- WHAT IS ASKED:
Beginning with the first line, set down every line through the one containing "const yTicks = [0, 50, 100, 150, 200, 250, 300];", exactly as it appears, but not the pictures.

- DATA SECTION:
· · · · ·

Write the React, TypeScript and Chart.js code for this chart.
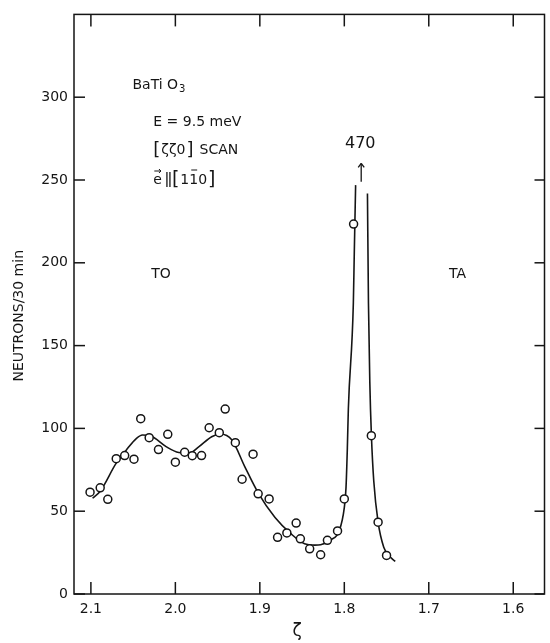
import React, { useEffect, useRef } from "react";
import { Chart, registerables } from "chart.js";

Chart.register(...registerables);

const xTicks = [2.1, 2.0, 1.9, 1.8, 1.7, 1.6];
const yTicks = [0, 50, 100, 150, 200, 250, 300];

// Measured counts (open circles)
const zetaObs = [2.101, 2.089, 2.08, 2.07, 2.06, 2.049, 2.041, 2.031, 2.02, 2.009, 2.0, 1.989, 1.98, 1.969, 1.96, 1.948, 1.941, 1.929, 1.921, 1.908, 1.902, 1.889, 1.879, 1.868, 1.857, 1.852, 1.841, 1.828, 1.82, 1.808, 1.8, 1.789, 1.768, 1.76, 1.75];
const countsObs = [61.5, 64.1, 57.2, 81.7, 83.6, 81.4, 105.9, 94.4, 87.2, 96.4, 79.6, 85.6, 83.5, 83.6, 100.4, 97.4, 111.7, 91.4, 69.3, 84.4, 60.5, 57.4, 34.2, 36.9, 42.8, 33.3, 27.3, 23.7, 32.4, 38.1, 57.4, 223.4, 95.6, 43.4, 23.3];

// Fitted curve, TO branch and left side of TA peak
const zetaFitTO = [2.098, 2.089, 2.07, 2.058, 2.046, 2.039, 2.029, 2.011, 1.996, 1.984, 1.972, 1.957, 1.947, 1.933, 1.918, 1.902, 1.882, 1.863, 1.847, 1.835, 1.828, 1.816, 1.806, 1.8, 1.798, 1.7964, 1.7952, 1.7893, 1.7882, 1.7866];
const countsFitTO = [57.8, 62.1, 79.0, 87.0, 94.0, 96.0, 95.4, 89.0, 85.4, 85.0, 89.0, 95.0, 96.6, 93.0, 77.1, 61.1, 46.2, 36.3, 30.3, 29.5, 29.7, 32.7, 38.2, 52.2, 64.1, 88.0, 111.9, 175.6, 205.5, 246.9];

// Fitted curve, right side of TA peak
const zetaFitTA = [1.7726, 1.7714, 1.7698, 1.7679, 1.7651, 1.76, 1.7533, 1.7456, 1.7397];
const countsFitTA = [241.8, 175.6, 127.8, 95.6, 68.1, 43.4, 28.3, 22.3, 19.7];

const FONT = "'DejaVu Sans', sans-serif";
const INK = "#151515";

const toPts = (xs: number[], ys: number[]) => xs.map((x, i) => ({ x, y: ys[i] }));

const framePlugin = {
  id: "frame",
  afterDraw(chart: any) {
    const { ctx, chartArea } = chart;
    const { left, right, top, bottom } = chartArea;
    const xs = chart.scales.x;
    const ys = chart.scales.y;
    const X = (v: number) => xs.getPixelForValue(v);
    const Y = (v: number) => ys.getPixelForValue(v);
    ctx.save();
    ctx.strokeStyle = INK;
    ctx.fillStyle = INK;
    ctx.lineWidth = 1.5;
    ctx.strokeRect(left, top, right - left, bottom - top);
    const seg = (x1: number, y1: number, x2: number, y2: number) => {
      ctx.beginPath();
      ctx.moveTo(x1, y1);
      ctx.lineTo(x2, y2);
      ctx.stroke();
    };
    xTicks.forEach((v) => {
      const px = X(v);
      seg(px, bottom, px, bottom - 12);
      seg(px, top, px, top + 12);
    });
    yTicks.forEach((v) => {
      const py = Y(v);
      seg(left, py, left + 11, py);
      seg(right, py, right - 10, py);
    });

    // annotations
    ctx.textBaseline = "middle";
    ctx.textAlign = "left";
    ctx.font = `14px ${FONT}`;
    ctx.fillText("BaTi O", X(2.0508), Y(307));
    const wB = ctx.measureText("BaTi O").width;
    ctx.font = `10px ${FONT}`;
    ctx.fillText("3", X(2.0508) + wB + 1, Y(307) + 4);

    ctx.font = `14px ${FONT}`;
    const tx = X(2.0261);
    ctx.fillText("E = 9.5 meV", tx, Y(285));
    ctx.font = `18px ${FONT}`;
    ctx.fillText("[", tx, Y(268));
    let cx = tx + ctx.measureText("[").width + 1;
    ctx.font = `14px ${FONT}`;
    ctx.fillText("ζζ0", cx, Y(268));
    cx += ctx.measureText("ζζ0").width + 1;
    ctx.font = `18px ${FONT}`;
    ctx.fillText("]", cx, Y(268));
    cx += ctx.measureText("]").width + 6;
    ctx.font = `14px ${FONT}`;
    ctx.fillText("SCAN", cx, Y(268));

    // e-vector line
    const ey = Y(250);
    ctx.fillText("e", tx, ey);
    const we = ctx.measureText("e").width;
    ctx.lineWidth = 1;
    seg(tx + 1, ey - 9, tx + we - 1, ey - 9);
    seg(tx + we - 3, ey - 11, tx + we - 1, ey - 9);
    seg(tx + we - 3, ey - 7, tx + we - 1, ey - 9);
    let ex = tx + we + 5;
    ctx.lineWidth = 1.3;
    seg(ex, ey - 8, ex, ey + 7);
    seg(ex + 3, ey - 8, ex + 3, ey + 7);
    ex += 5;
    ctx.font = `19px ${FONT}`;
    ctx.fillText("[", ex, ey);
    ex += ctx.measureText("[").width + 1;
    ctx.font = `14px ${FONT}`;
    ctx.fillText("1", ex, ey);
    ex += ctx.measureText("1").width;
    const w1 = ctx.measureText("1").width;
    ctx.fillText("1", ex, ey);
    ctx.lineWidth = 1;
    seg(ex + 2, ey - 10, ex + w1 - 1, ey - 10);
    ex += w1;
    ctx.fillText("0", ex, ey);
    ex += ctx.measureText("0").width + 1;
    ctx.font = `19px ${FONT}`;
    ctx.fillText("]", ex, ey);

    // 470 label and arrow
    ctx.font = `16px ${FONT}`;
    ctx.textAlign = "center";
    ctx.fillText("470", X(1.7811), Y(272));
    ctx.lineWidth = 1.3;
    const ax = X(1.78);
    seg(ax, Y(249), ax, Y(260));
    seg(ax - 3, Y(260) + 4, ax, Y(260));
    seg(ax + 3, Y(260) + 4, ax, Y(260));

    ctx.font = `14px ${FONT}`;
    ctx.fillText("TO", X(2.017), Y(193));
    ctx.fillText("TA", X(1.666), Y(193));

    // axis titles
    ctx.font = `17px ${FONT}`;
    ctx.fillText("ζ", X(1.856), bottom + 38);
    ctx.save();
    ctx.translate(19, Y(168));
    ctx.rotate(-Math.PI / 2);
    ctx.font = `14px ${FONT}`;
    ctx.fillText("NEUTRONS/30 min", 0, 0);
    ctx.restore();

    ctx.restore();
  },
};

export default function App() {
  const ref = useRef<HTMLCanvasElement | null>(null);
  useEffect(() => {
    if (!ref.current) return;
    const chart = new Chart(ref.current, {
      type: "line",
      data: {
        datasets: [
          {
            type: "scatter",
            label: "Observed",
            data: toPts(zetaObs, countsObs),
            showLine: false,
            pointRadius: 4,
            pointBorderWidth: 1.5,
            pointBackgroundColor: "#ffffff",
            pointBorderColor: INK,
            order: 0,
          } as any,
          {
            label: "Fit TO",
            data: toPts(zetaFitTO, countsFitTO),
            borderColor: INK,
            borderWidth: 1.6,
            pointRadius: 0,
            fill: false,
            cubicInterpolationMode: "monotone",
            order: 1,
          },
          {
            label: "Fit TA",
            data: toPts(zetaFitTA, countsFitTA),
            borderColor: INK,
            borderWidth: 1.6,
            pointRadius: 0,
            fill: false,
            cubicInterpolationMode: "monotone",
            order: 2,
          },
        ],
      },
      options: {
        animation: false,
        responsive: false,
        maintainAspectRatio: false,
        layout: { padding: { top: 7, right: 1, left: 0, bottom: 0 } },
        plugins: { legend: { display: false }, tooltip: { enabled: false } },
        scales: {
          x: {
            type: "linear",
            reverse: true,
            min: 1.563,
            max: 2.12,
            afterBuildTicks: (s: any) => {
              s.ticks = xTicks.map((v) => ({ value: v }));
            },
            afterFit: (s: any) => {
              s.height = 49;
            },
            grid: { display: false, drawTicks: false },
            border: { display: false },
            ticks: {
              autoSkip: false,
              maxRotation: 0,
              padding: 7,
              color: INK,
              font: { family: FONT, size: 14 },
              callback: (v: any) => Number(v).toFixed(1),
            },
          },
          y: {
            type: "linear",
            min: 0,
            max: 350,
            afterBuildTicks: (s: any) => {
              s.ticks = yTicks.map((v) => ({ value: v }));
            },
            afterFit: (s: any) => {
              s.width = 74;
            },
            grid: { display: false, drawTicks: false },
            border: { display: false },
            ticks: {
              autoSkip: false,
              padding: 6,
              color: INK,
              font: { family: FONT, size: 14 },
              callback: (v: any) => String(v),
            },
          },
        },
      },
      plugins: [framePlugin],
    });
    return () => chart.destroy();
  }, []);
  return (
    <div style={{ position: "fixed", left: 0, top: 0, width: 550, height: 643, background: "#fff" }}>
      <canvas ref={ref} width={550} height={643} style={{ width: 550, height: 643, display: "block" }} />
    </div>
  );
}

· · · · ·

- SOLVED PROBLEM:
Write the React, TypeScript and Chart.js code for this chart.
import React, { useEffect, useRef } from "react";
import { Chart, registerables } from "chart.js";

Chart.register(...registerables);

const xTicks = [2.1, 2.0, 1.9, 1.8, 1.7, 1.6];
const yTicks = [0, 50, 100, 150, 200, 250, 300];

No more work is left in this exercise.